Built in 1929, the Pine Beach Hotel was one of the first large developments on the south end of Gull Lake.
The lodge was built in 1930. Ruttger's was later leased to Jack Madden and became the Madden Pine Portage Resort in 1969.
The property was first owned by the federal government before it moved into the hands of the Union Pacific Railroad in 1864. For a period, the land exchanged owners often with the railroad selling the property to private canning and lumber companies and then getting it back.

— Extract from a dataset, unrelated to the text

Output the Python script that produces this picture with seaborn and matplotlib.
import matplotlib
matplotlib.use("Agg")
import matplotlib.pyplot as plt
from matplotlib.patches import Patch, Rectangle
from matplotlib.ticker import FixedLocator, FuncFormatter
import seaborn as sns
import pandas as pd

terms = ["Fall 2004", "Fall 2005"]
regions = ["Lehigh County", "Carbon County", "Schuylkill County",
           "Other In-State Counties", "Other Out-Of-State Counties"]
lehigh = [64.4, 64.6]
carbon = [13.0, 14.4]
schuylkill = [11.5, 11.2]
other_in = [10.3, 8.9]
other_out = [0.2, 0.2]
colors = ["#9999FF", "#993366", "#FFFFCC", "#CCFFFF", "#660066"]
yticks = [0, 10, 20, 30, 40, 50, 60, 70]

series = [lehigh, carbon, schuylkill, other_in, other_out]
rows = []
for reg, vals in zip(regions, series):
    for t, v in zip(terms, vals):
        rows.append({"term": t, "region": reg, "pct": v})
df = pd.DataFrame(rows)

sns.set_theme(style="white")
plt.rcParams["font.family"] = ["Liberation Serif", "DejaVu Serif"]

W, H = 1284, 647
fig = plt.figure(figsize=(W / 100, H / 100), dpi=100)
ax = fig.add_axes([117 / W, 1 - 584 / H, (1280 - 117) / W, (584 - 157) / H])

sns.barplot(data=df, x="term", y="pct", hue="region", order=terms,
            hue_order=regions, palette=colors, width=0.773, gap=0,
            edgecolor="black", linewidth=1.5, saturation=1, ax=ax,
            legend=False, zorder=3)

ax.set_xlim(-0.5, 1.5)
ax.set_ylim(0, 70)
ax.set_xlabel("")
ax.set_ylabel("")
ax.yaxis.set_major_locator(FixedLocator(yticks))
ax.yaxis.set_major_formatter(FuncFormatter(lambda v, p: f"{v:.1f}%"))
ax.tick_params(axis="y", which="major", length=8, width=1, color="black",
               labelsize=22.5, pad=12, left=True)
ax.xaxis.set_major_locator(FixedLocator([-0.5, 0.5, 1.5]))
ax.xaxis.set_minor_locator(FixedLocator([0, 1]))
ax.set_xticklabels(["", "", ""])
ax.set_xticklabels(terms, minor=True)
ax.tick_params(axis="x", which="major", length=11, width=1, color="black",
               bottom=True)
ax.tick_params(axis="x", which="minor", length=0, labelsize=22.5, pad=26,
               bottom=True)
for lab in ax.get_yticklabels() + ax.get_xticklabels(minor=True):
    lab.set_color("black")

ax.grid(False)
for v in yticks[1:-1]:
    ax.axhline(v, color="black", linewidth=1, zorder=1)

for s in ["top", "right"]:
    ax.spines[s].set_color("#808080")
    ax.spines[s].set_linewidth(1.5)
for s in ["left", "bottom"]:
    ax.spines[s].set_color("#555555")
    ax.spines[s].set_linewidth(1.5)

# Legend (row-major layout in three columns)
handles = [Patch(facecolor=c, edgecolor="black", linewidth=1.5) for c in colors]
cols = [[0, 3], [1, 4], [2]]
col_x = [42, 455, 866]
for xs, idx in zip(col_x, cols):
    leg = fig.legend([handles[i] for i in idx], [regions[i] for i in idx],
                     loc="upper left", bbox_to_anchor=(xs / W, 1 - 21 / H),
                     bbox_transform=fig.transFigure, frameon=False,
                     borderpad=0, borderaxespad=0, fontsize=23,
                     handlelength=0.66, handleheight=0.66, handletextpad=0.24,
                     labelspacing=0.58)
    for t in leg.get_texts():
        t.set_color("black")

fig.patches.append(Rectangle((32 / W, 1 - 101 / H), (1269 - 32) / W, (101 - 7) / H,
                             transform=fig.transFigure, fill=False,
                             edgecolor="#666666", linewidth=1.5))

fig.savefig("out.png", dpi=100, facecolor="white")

In 1902, the land was sold to Laura Waite and her husband. In 1906, it became the property of T. W. Harrison, a man with a vision of selling lots to customers who arrived via rail from Minneapolis. But the vision was left unrealized and the land was willed to Harrison's wife in 1914. John Harrison, his son, acted as trustee.
Reportedly intrigued with the notion of developing the land, the younger Harrison took a partner in Kansas City, real estate promoter, Chester Start. The year was 1926. The men formed two corporations -- the Pine Beach Golf Corp., to develop a golf course, and the Pine Beach Corp., to develop the land.

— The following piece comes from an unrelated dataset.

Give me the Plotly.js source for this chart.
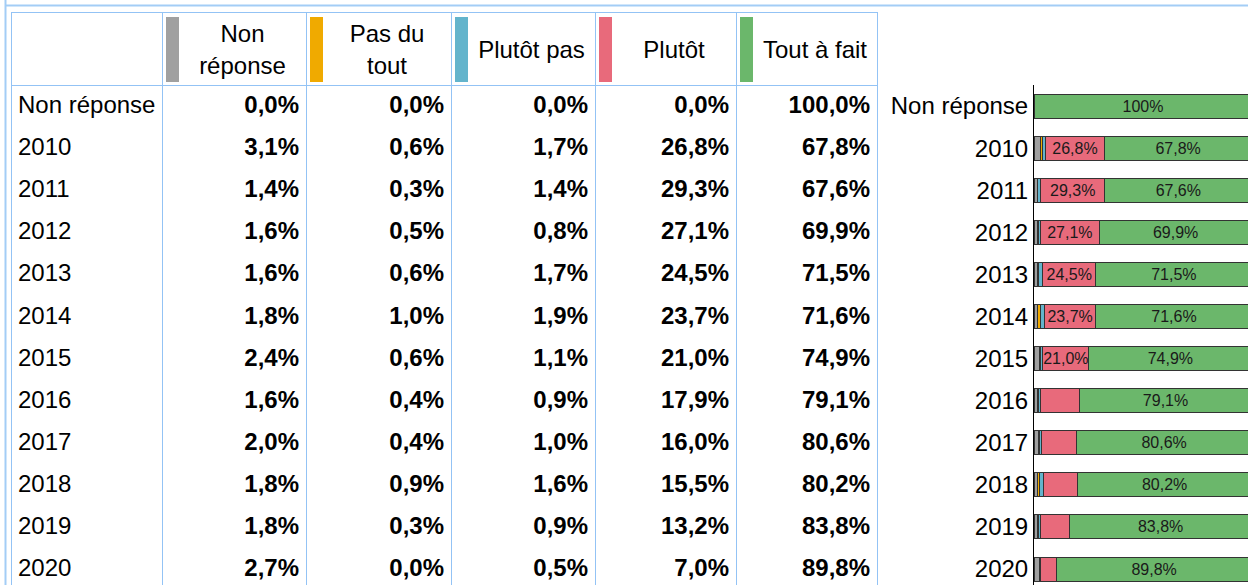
<!DOCTYPE html>
<html>
<head>
<meta charset="utf-8">
<script src="https://cdn.plot.ly/plotly-3.0.1.min.js"></script>
<style>
html,body{margin:0;padding:0;overflow:hidden;background:#fff;}
#chart{width:1248px;height:585px;}
</style>
</head>
<body>
<div id="chart"></div>
<script>
// ---- data ----
const categories = ['Non réponse','2010','2011','2012','2013','2014','2015','2016','2017','2018','2019','2020'];
const seriesNames = ['Non réponse','Pas du tout','Plutôt pas','Plutôt','Tout à fait'];
const headerLabels = ['Non<br>réponse','Pas du<br>tout','Plutôt pas','Plutôt','Tout à fait'];
const nonReponse = [0.0,3.1,1.4,1.6,1.6,1.8,2.4,1.6,2.0,1.8,1.8,2.7];
const pasDuTout  = [0.0,0.6,0.3,0.5,0.6,1.0,0.6,0.4,0.4,0.9,0.3,0.0];
const plutotPas  = [0.0,1.7,1.4,0.8,1.7,1.9,1.1,0.9,1.0,1.6,0.9,0.5];
const plutot     = [0.0,26.8,29.3,27.1,24.5,23.7,21.0,17.9,16.0,15.5,13.2,7.0];
const toutAFait  = [100.0,67.8,67.6,69.9,71.5,71.6,74.9,79.1,80.6,80.2,83.8,89.8];
const seriesColors = ['#a0a0a0','#f0aa00','#63b4cc','#e86a7b','#6bb76b'];

const seriesValues = [nonReponse, pasDuTout, plutotPas, plutot, toutAFait];

// ---- layout constants ----
const W = 1248, H = 585;
const FONT = 'Arial, "Liberation Sans", sans-serif';
const GRID = '#93c3f5';
const colEdges = [12,162,306,451,595,736,877];
const tableTop = 13, headerBottom = 85;
const rowH = 42.09;
const axisX = 1034, pxPerPct = 2.18;
const xMax = (W - axisX) / pxPerPct;
const yBottom = -0.5 + (H - headerBottom) / rowH;
const pad = 7;

const fmtTable = v => v.toFixed(1).replace('.', ',') + '%';
const fmtBar = v => v >= 20 ? (v >= 100 ? '100%' : v.toFixed(1).replace('.', ',') + '%') : '';

const rowCenters = categories.map((c, i) => headerBottom + 1 + rowH * (i + 0.5));

const traces = [];

// bars
seriesValues.forEach((vals, j) => {
  traces.push({
    type: 'bar', orientation: 'h', name: seriesNames[j],
    x: vals, y: categories, xaxis: 'x', yaxis: 'y',
    marker: {color: seriesColors[j], line: {color: '#333', width: 1}},
    text: vals.map(fmtBar), textposition: 'inside', insidetextanchor: 'middle',
    constraintext: 'none',
    textfont: {family: FONT, size: 16, color: '#1a1a1a'},
    hoverinfo: 'skip'
  });
});

// table: row labels
traces.push({
  type: 'scatter', mode: 'text', xaxis: 'x2', yaxis: 'y2',
  x: categories.map(() => colEdges[0] + 6), y: rowCenters,
  text: categories, textposition: 'middle right',
  textfont: {family: FONT, size: 24, color: '#000'}, hoverinfo: 'skip', cliponaxis: false
});
// table: values
seriesValues.forEach((vals, j) => {
  traces.push({
    type: 'scatter', mode: 'text', xaxis: 'x2', yaxis: 'y2',
    x: vals.map(() => colEdges[j + 2] - pad), y: rowCenters,
    text: vals.map(fmtTable), textposition: 'middle left',
    textfont: {family: FONT, size: 24, color: '#000', weight: 700}, hoverinfo: 'skip', cliponaxis: false
  });
});
// table: header
traces.push({
  type: 'scatter', mode: 'text', xaxis: 'x2', yaxis: 'y2',
  x: headerLabels.map((h, j) => (colEdges[j + 1] + 17 + colEdges[j + 2]) / 2),
  y: headerLabels.map(() => (tableTop + headerBottom) / 2 + 3),
  text: headerLabels, textposition: 'middle center',
  textfont: {family: FONT, size: 24, color: '#000'}, hoverinfo: 'skip', cliponaxis: false
});

const shapes = seriesColors.map((c, j) => ({
  type: 'rect', xref: 'x2', yref: 'y2',
  x0: colEdges[j + 1] + 4, x1: colEdges[j + 1] + 17, y0: tableTop + 4, y1: headerBottom - 3,
  fillcolor: c, line: {width: 0}
}));
shapes.push({type: 'line', xref: 'paper', yref: 'paper', x0: 5.5 / W, x1: 5.5 / W, y0: 0, y1: 1, line: {color: '#a3cdf6', width: 2}});
shapes.push({type: 'line', xref: 'paper', yref: 'paper', x0: 5 / W, x1: 1, y0: 1 - 5.5 / H, y1: 1 - 5.5 / H, line: {color: '#a3cdf6', width: 2}});

const layout = {
  width: W, height: H,
  margin: {l: 0, r: 0, t: 0, b: 0, pad: 0},
  paper_bgcolor: '#fff', plot_bgcolor: 'rgba(0,0,0,0)',
  showlegend: false, barmode: 'stack', bargap: 0.43,
  font: {family: FONT, size: 24, color: '#000'},
  xaxis: {domain: [axisX / W, 1], range: [0, xMax], anchor: 'y', showgrid: false, zeroline: false,
          showticklabels: false, showline: false, ticks: '', fixedrange: true},
  yaxis: {domain: [0, (H - headerBottom) / H], range: [yBottom, -0.5], type: 'category', anchor: 'x',
          showline: true, linecolor: '#000', linewidth: 1, ticks: '', showgrid: false, zeroline: false,
          tickfont: {family: FONT, size: 24, color: '#000'}, fixedrange: true},
  xaxis2: {domain: [colEdges[0] / W, colEdges[6] / W], range: [colEdges[0], colEdges[6]], anchor: 'y2',
           tickmode: 'array', tickvals: colEdges.slice(1, -1), showgrid: true, gridcolor: GRID, gridwidth: 1,
           showticklabels: false, ticks: '', zeroline: false, showline: true, linecolor: GRID, linewidth: 1,
           side: 'top', mirror: false, fixedrange: true},
  yaxis2: {domain: [0, (H - tableTop) / H], range: [H, tableTop], anchor: 'x2',
           tickmode: 'array', tickvals: [headerBottom], showgrid: true, gridcolor: GRID, gridwidth: 1,
           showticklabels: false, ticks: '', zeroline: false, showline: true, mirror: true,
           linecolor: GRID, linewidth: 1, fixedrange: true},
  shapes: shapes
};

Plotly.newPlot('chart', traces, layout, {displayModeBar: false, staticPlot: true});
</script>
</body>
</html>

That same year the two men put work in motion to build the Island View resort. The resort was constructed for Walter Frampton, a machinist in Brainerd, who operated the business until 1946. The next owners were Ben and Eleanor Curry. Four years later the resort belonged to John Thiel.
Fishing was good at Ruttger's in 1899.
But back at Pine Beach, men who saw the potential for a large resort setting in the area realized they needed to forge another partnership. Start and Harrison's corporation deeded the land to the Brainerd Pine Beach Hotel Corp., which included themselves, a group of Brainerd businessmen and Arthur Roberts. Plans for a resort hotel in a large four-story structure came together in 1929. The hotel opened its doors for guests the following year.
Roberts, with a Kahler family history of hotels -- including those in Duluth and Rochester -- bought out his partners. The Roberts Pine Beach Hotel became one of 42 hotels Roberts managed. He accomplished the work from his summer headquarters at Pine Beach.
Jack Madden came onto the scene as a college student with an early business interest that took shape with a soda fountain in the Roberts hotel. Madden also had a soda fountain that summer, about 1931, at the Burntside Lake Resort near the Boundary Waters Canoe Area near Ely. Madden bought the golf course in 1932 and the hotel in 1933.
Max Ruttger's Pine Beach Lodge was built in the Pine Beach area in 1930. It was leased to Jack Madden in 1969 and became the Madden Pine Portage Resort. The resort had 32 cottages, swimming pool, sauna and lodge by 1971.
In 1936, Madden and Start built Mission Point as a housekeeping resort with three cabins. In 1941, Madden bought the resort from Start. He built cabins to accommodate 24 people and constructed the lodge, later enlarging it to accommodate 126 guests.
The Voyageur was the last resort to be built in the Pine Beach area. Jack Madden, Jim Madden and John Arnold constructed the resort in 1955. And the Pine Beach Hotel became part of Madden's resort complex by 1971.